Communicative: The investigation approach recognised that a central technique of data collection is a process of communication and dialogue, in which the boundaries between 'raw data' and 'interpretation' are blurred. Key tools employed in the network were meetings and site visits which maximised individual and group interaction. A dialogical approach negated traditional role division of researcher and research object, instead stressing reciprocal learning. This involved not merely the management and facilitation of group interaction settings, it also required appropriate forms of recording and processing the discussions, even if the resulting products remained 'intermediate' results not appropriate for external dissemination.
Iterative: The methodology acknowledged the importance of iterative processes. The route from particular, contextual learning to the transferable message has not been a straight line. The requirement of a communicative approach involves messages going 'back and forth'. Knowledge generation has not been a single, unidirectional step, but rather a process which involves an interplay between the unique and the general. Case study data generated initial thematic categories, which were then referred back to the empirical evidence and refined in a recurrent procedure em-ploying a variety of different techniques.
Participatory: The methodology recognised that the 'network' organisational form had to secure acceptance and motivation among members of the partnership. This was achieved by employing an approach in which key themes and investigation issues were developed jointly and 'owned' by the participants instead of being pre-determined by a project coordinator shaping both research questions and investigation method in advance and independently of the network partners.
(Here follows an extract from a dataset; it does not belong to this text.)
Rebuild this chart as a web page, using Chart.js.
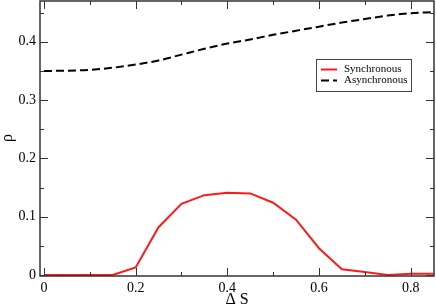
<!DOCTYPE html>
<html>
<head>
<meta charset="utf-8">
<script src="https://cdn.jsdelivr.net/npm/chart.js@4/dist/chart.umd.min.js"></script>
<style>
  html, body { margin: 0; padding: 0; background: #fff; }
  canvas { display: block; }
</style>
</head>
<body>
<canvas id="c" width="436" height="308"></canvas>
<script>
/* data */
const DELTA_S = [0, 0.05, 0.1, 0.15, 0.2, 0.25, 0.3, 0.35, 0.4, 0.45, 0.5, 0.55, 0.6, 0.65, 0.7, 0.75, 0.8, 0.85];
const SYNC    = [0, 0, 0, 0, 0.013, 0.082, 0.122, 0.137, 0.141, 0.140, 0.124, 0.095, 0.046, 0.010, 0.005, 0.000, 0.002, 0.002];
const ASYNC   = [0.350, 0.3505, 0.352, 0.3555, 0.361, 0.368, 0.378, 0.388, 0.397, 0.404, 0.412, 0.419, 0.426, 0.433, 0.439, 0.445, 0.449, 0.451];
const SERIES_NAMES = ['Synchronous', 'Asynchronous'];
const X_MINOR = [0.1, 0.3, 0.5, 0.7];
const Y_MINOR = [0.05, 0.15, 0.25, 0.35, 0.45];

const SERIF = '"Liberation Serif", "DejaVu Serif", serif';

const pts = ys => DELTA_S.map((x, i) => ({ x: x, y: ys[i] }));

/* frame, inward ticks on all four sides, axis titles, boxed legend */
const framePlugin = {
  id: 'frame',
  afterDraw(chart) {
    const ctx = chart.ctx;
    const a = chart.chartArea;
    const xs = chart.scales.x, ys = chart.scales.y;
    ctx.save();
    ctx.strokeStyle = '#333';
    ctx.lineWidth = 1.5;
    ctx.strokeRect(a.left, a.top, a.right - a.left, a.bottom - a.top);

    ctx.lineWidth = 1;
    ctx.beginPath();
    const xt = (v, len) => {
      const p = Math.round(xs.getPixelForValue(v)) + 0.5;
      ctx.moveTo(p, a.bottom); ctx.lineTo(p, a.bottom - len);
      ctx.moveTo(p, a.top);    ctx.lineTo(p, a.top + len);
    };
    const yt = (v, len) => {
      const p = Math.round(ys.getPixelForValue(v)) + 0.5;
      ctx.moveTo(a.left, p);  ctx.lineTo(a.left + len, p);
      ctx.moveTo(a.right, p); ctx.lineTo(a.right - len, p);
    };
    xs.ticks.forEach(t => xt(t.value, 8));
    X_MINOR.forEach(v => xt(v, 4));
    ys.ticks.forEach(t => yt(t.value, 8));
    Y_MINOR.forEach(v => yt(v, 4));
    ctx.stroke();

    // axis titles
    ctx.fillStyle = '#000';
    ctx.font = '16px ' + SERIF;
    ctx.textAlign = 'center';
    ctx.textBaseline = 'middle';
    ctx.fillText('\u0394 S', (a.left + a.right) / 2, 300);
    ctx.save();
    ctx.translate(8, 138);
    ctx.rotate(-Math.PI / 2);
    ctx.fillText('\u03c1', 0, 0);
    ctx.restore();

    // legend
    const lx = 316, ly = 59, lw = 95, lh = 32;
    ctx.fillStyle = '#fff';
    ctx.fillRect(lx, ly, lw, lh);
    ctx.strokeStyle = '#444';
    ctx.lineWidth = 1;
    ctx.strokeRect(lx + 0.5, ly + 0.5, lw, lh);
    ctx.font = '11px ' + SERIF;
    ctx.textAlign = 'left';
    chart.data.datasets.forEach((ds, i) => {
      const y = ly + 10.5 + i * 11;
      ctx.strokeStyle = ds.borderColor;
      ctx.lineWidth = 2;
      ctx.setLineDash(ds.borderDash || []);
      ctx.beginPath();
      ctx.moveTo(lx + 5, y); ctx.lineTo(lx + 21, y);
      ctx.stroke();
      ctx.setLineDash([]);
      ctx.fillStyle = '#000';
      ctx.fillText(ds.label, lx + 28, y);
    });
    ctx.restore();
  }
};

const noPad = s => { s.paddingTop = 0; s.paddingBottom = 0; s.paddingLeft = 0; s.paddingRight = 0; };

new Chart(document.getElementById('c'), {
  type: 'line',
  data: {
    datasets: [
      {
        label: SERIES_NAMES[0],
        data: pts(SYNC),
        borderColor: '#ff1a1a',
        borderWidth: 2,
        pointRadius: 0,
        tension: 0
      },
      {
        label: SERIES_NAMES[1],
        data: pts(ASYNC),
        borderColor: '#000',
        borderWidth: 2,
        borderDash: [8, 4],
        pointRadius: 0,
        cubicInterpolationMode: 'monotone'
      }
    ]
  },
  options: {
    responsive: false,
    devicePixelRatio: 1,
    animation: false,
    layout: { padding: { top: 1, right: 2, left: 0, bottom: 0 } },
    plugins: {
      legend: { display: false },
      tooltip: { enabled: false }
    },
    scales: {
      x: {
        type: 'linear',
        min: -0.0087,
        max: 0.851,
        grid: { display: false, drawTicks: false },
        border: { display: false },
        afterFit(s) { s.height = 32; noPad(s); },
        ticks: {
          stepSize: 0.2,
          includeBounds: false,
          maxRotation: 0,
          padding: 4,
          color: '#000',
          font: { family: SERIF, size: 14 }
        }
      },
      y: {
        min: -0.0017,
        max: 0.47,
        grid: { display: false, drawTicks: false },
        border: { display: false },
        afterFit(s) { s.width = 40; noPad(s); },
        ticks: {
          stepSize: 0.1,
          includeBounds: false,
          padding: 4,
          color: '#000',
          font: { family: SERIF, size: 14 }
        }
      }
    }
  },
  plugins: [framePlugin]
});
</script>
</body>
</html>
Fundamentally, the principle of participation negates the possibility of a research 'design' and requires an open-ended process.
It is precisely this approach based on the simultaneous interaction of the four practices as described above that has enabled the network to work in mixed teams of practitioners and researchers. These practices allowed at the same time to retain 'particular' relevance for the practitioners and to reach 'general' lessons for researchers. Whereas such a method requires the partners of the network to accept living with indeterminacy and learn to tackle it, it is the common objectives, mutual confidence and shared values that drive the process further instead of precise pre-determined plans.